Jesús fue el único ser en esta tierra que cumplió a cabalidad con todos los requisitos de la ley.
Aún más, se le conoce como el santo, el puro y el justo entre los hombres.
Muchos años antes de que viniera a este mundo, el profeta Isaías afirmó que el Hijo de Dios nunca cometería ningún crimen y que no habría engaño en su boca (58:9).
Esto fue confirmado por uno de sus grandes discípulos, el apóstol Pedro en su primera carta, al decir que Cristo no cometió pecado ni engañó jamás a nadie (2:22).
Sin embargo, es increíble ver como la misión del Señor estuvo tan íntimamente ligada a gente de muy baja calaña.
Para empezar, de entre los doce discípulos escogido había dos que eran expertos en el robo. Se trata de Mateo y de Judas Iscariote. Al primero lo rescató Jesús de la estafa cotidiana al pueblo mediante el cobro abultado de los impuestos.

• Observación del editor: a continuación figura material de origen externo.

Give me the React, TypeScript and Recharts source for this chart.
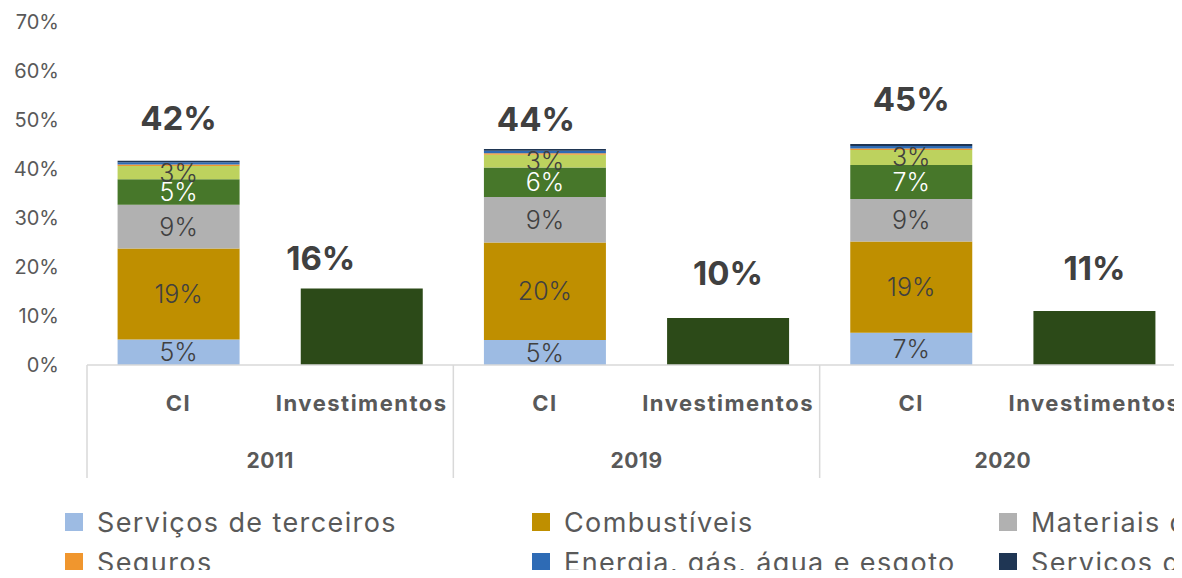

Y, el segundo, no sólo lo traicionó, sino que por unos tres años fue el tesorero personal que siempre le sustraía de lo que la gente daba al Maestro.
Zaqueó fue el otro gran ladrón que se interesó profundamente por Jesús. Lo invitó hasta su casa donde prometió abandonar la perversa carrera y devolver lo que le había cogido a los pobres.
Pero como gran paradoja de la vida, los líderes religiosos de la época convencieron al pueblo para que pidieran a Pilato soltar al ladronazo de Barrabas y condenar, en su lugar, a Jesús de Nazaret.
Finalmente, decidieron poner fin a la vida de Cristo de una manera infame.
La sentencia fue morir en una cruz como el peor de los malhechores y, precisamente, colgado en medio de dos grandes ladrones.